_Your objective_. Retype the lines beneath this one, from the first through the line containing "(centro) at (415,264)". Pictures are left out.

##########

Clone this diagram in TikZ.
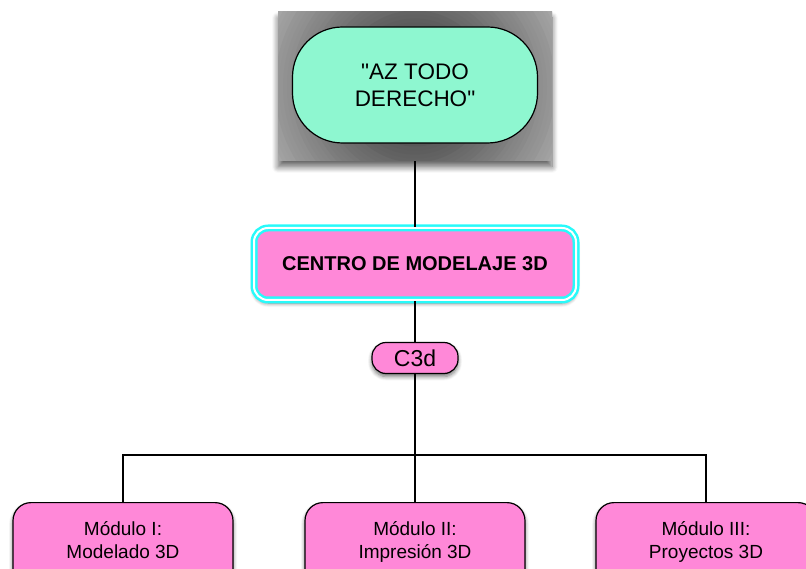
\documentclass[tikz,border=0pt]{standalone}
\usepackage{fontspec}
\setmainfont{Liberation Sans}
\usetikzlibrary{shadows.blur}

\definecolor{mint}{RGB}{142,247,208}
\definecolor{rosa}{RGB}{255,136,216}
\definecolor{celeste}{RGB}{40,250,250}

\tikzset{
  sombra/.style={blur shadow={shadow xshift=0pt, shadow yshift=-3pt, shadow blur steps=6, shadow blur radius=4pt, shadow opacity=55}},
  modulo/.style={draw, line width=1.2pt, fill=rosa, rounded corners=18pt, sombra,
    minimum width=220pt, text height=37pt, text depth=40pt, inner ysep=19pt,
    align=center, anchor=north, font=\fontsize{19}{23}\selectfont},
  linea/.style={line width=1.2pt}
}

\begin{document}
\begin{tikzpicture}[x=1pt,y=-1pt]
\clip (0,0) rectangle (806,569);

% marco gris con brillo radial
\node[inner sep=0pt, minimum width=274pt, minimum height=149pt, fill=black!35,
  blur shadow={shadow xshift=0pt, shadow yshift=-6pt, shadow blur steps=8, shadow blur radius=6pt, shadow opacity=60},
  path picture={
    \foreach \r in {160,156,...,56} {
      \pgfmathtruncatemacro\g{85-55*\r/175}
      \fill[black!\g] (path picture bounding box.center) circle (\r pt);
    }}] (marco) at (415,86.5) {};
\node[draw, line width=1.2pt, fill=mint, rounded corners=50pt, minimum width=245pt,
  minimum height=116pt, align=center, font=\fontsize{22.5}{27}\selectfont] (az) at (415,85) {\textquotedbl AZ TODO\\DERECHO\textquotedbl};

\node[draw=celeste, line width=2.5pt, double=white, double distance=2pt, fill=rosa,
  rounded corners=14pt, minimum width=322pt, minimum height=72pt, sombra,
  font=\fontsize{20}{24}\bfseries] (centro) at (415,264) {CENTRO DE MODELAJE 3D};

\node[draw, line width=1.2pt, fill=rosa, rounded corners=14pt, minimum width=86pt,
  minimum height=31pt, inner sep=0pt, sombra, font=\fontsize{23}{27}\selectfont] (c3d) at (415,358) {C3d};

\node[modulo] (m1) at (123,502) {Módulo I:\\Modelado 3D};
\node[modulo] (m2) at (415,502) {Módulo II:\\Impresión 3D};
\node[modulo] (m3) at (706,502) {Módulo III:\\Proyectos 3D};

\coordinate (barra) at (415,455);
\draw[linea] (marco.south) -- (centro.north);
\draw[linea] (centro.south) -- (c3d.north);
\draw[linea] (c3d.south) -- (m2.north);
\draw[linea] (m1.north) |- (barra) -| (m3.north);

\end{tikzpicture}
\end{document}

##########

_Solution for this exercise_.
Clone this diagram in TikZ.
\documentclass[tikz,border=0pt]{standalone}
\usepackage{fontspec}
\setmainfont{Liberation Sans}
\usetikzlibrary{shadows.blur}

\definecolor{mint}{RGB}{142,247,208}
\definecolor{rosa}{RGB}{255,136,216}
\definecolor{celeste}{RGB}{40,250,250}

\tikzset{
  sombra/.style={blur shadow={shadow xshift=0pt, shadow yshift=-3pt, shadow blur steps=6, shadow blur radius=4pt, shadow opacity=55}},
  modulo/.style={draw, line width=1.2pt, fill=rosa, rounded corners=18pt, sombra,
    minimum width=220pt, text height=37pt, text depth=40pt, inner ysep=19pt,
    align=center, anchor=north, font=\fontsize{19}{23}\selectfont},
  linea/.style={line width=1.2pt}
}

\begin{document}
\begin{tikzpicture}[x=1pt,y=-1pt]
\clip (0,0) rectangle (806,569);

% marco gris con brillo radial
\node[inner sep=0pt, minimum width=274pt, minimum height=149pt, fill=black!35,
  blur shadow={shadow xshift=0pt, shadow yshift=-6pt, shadow blur steps=8, shadow blur radius=6pt, shadow opacity=60},
  path picture={
    \foreach \r in {160,156,...,56} {
      \pgfmathtruncatemacro\g{85-55*\r/175}
      \fill[black!\g] (path picture bounding box.center) circle (\r pt);
    }}] (marco) at (415,86.5) {};
\node[draw, line width=1.2pt, fill=mint, rounded corners=50pt, minimum width=245pt,
  minimum height=116pt, align=center, font=\fontsize{22.5}{27}\selectfont] (az) at (415,85) {\textquotedbl AZ TODO\\DERECHO\textquotedbl};

\node[draw=celeste, line width=2.5pt, double=white, double distance=2pt, fill=rosa,
  rounded corners=14pt, minimum width=322pt, minimum height=72pt, sombra,
  font=\fontsize{20}{24}\bfseries] (centro) at (415,264) {CENTRO DE MODELAJE 3D};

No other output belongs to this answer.